[Entries with chart source code]
= = = = =
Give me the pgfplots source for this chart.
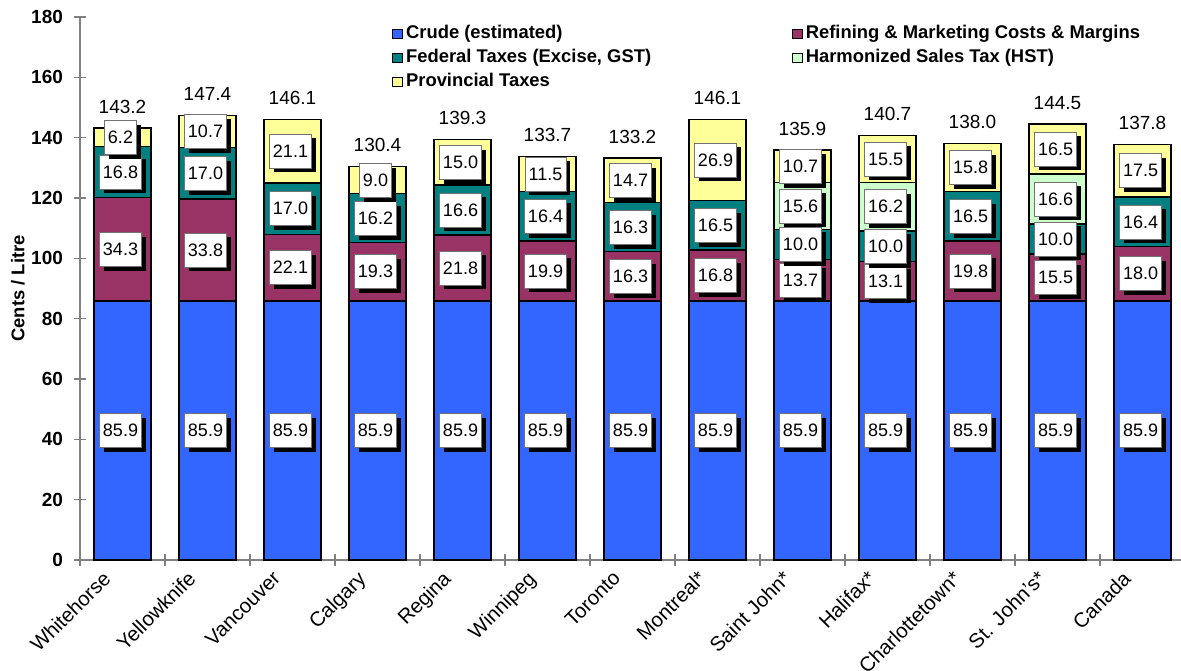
\documentclass[border=0pt]{standalone}
\usepackage{pgfplots}
\pgfplotsset{compat=1.18}
\usepackage{pgfplotstable}
\usepackage{fontspec}
\setmainfont{Liberation Sans}
\usetikzlibrary{shadows}
\definecolor{crude}{HTML}{3366FF}
\definecolor{refin}{HTML}{993366}
\definecolor{fedtax}{HTML}{008080}
\definecolor{hst}{HTML}{CCFFCC}
\definecolor{prov}{HTML}{FFFF99}
\definecolor{axgray}{HTML}{808080}

\pgfplotstableread{
x c r f h p
0 85.9 34.3 16.8 0 6.2
1 85.9 33.8 17.0 0 10.7
2 85.9 22.1 17.0 0 21.1
3 85.9 19.3 16.2 0 9.0
4 85.9 21.8 16.6 0 15.0
5 85.9 19.9 16.4 0 11.5
6 85.9 16.3 16.3 0 14.7
7 85.9 16.8 16.5 0 26.9
8 85.9 13.7 10.0 15.6 10.7
9 85.9 13.1 10.0 16.2 15.5
10 85.9 19.8 16.5 0 15.8
11 85.9 15.5 10.0 16.6 16.5
12 85.9 18.0 16.4 0 17.5
}\prices

\tikzset{
  lbl/.style={fill=white, draw=black!55, line width=0.3pt, inner xsep=1.8pt, inner ysep=0pt,
    minimum height=17pt, anchor=center, xshift=-1pt,
    font=\fontsize{9}{10}\selectfont,
    drop shadow={shadow xshift=2.2pt, shadow yshift=-2.2pt, opacity=1, fill=black}},
}
\pgfplotsset{
  base/.style={
    scale only axis, width=552.5pt, height=271.5pt,
    xmin=-0.5, xmax=12.5, ymin=0, ymax=180,
    /pgf/number format/assume math mode=true,
  },
  sq/.style={legend image code/.code={\draw[##1,draw=black,line width=0.5pt] (0pt,-2.4pt) rectangle (4.8pt,2.4pt);}},
  bars/.style={draw=black, line width=0.7pt},
}

\begin{document}
\begin{tikzpicture}
\useasboundingbox (-40pt,-55pt) rectangle (550.5pt,280pt);
\begin{axis}[base,
  ybar stacked, bar width=28.5pt,
  axis lines*=left,
  axis line style={axgray, line width=0.7pt},
  tick style={axgray, line width=0.7pt},
  tick align=center,
  major tick length=6pt,
  ytick={0,20,...,180},
  yticklabel style={font=\bfseries\fontsize{9.5}{11}\selectfont, xshift=-2pt},
  xtick={-0.5,0.5,...,12.5},
  xticklabels={},
  extra x ticks={0,1,...,12},
  extra x tick labels={Whitehorse,Yellowknife,Vancouver,Calgary,Regina,Winnipeg,Toronto,Montreal*,Saint John*,Halifax*,Charlottetown*,St. John's*,Canada},
  extra x tick style={major tick length=0pt, tick style={draw=none}},
  xticklabel style={font=\fontsize{10.2}{12}\selectfont, inner sep=0pt, xshift=-10.5pt, yshift=-4.5pt, rotate=45, anchor=north east},
  ylabel={Cents / Litre},
  every axis y label/.style={at={(axis description cs:0,0.5)}, xshift=-31pt, rotate=90, anchor=center, font=\bfseries\fontsize{9.2}{10}\selectfont},
  legend columns=2,
  legend cell align=left,
  legend style={at={(rel axis cs:0.277,0.999)}, anchor=north west, draw=none, fill=none,
    font=\bfseries\fontsize{9.2}{10}\selectfont, row sep=0pt,
    nodes={inner sep=1.5pt, text height=7pt, text depth=2pt},
    /tikz/every even column/.append style={column sep=69pt}},
]
\addplot[bars, fill=crude, sq] table[x=x,y=c]{\prices};
\addlegendentry{Crude (estimated)}
\addplot[bars, fill=refin, sq] table[x=x,y=r]{\prices};
\addlegendentry{Refining \& Marketing Costs \& Margins}
\addplot[bars, fill=fedtax, sq] table[x=x,y=f]{\prices};
\addlegendentry{Federal Taxes (Excise, GST)}
\addplot[bars, fill=hst, sq] table[x=x,y=h]{\prices};
\addlegendentry{Harmonized Sales Tax (HST)}
\addplot[bars, fill=prov, sq] table[x=x,y=p]{\prices};
\addlegendentry{Provincial Taxes}
\end{axis}

\begin{axis}[base, axis lines=none,
  /pgf/number format/.cd, fixed, fixed zerofill, precision=1, assume math mode=true, /pgfplots/.cd,
  every node near coord/.append style={lbl},
]
\addplot[draw=none, nodes near coords, point meta=explicit]
  table[x=x, y expr={\thisrow{c}/2}, meta=c]{\prices};
\addplot[draw=none, nodes near coords, point meta=explicit]
  table[x=x, y expr={\thisrow{c}+\thisrow{r}/2}, meta=r]{\prices};
\addplot[draw=none, nodes near coords, point meta=explicit]
  table[x=x, y expr={\thisrow{c}+\thisrow{r}+\thisrow{f}/2}, meta=f]{\prices};
\addplot[draw=none, nodes near coords, point meta=explicit]
  table[x=x, y expr={\thisrow{h}>0 ? \thisrow{c}+\thisrow{r}+\thisrow{f}+\thisrow{h}/2 : nan}, meta=h]{\prices};
\addplot[draw=none, nodes near coords, point meta=explicit]
  table[x=x, y expr={\thisrow{c}+\thisrow{r}+\thisrow{f}+\thisrow{h}+\thisrow{p}/2}, meta=p]{\prices};
\addplot[draw=none, nodes near coords, point meta=explicit,
  every node near coord/.style={anchor=base, yshift=7.5pt, font=\fontsize{9.5}{11}\selectfont}]
  table[x=x, y expr={\thisrow{c}+\thisrow{r}+\thisrow{f}+\thisrow{h}+\thisrow{p}},
        meta expr={\thisrow{c}+\thisrow{r}+\thisrow{f}+\thisrow{h}+\thisrow{p}}]{\prices};
\end{axis}
\end{tikzpicture}
\end{document}
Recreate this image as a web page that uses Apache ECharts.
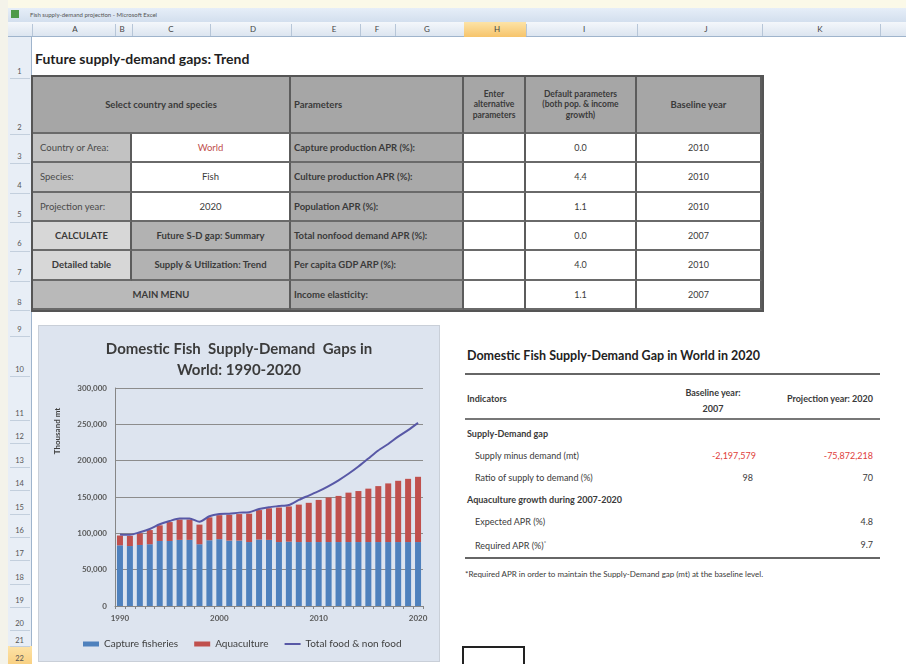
= = = = =
→ **Work required**: From the entries above, list each line with "image" in it.

→ **Answer below**:
  sq/.style={legend image code/.code={\draw[##1,draw=black,line width=0.5pt] (0pt,-2.4pt) rectangle (4.8pt,2.4pt);}},
Recreate this image as a web page that uses Apache ECharts.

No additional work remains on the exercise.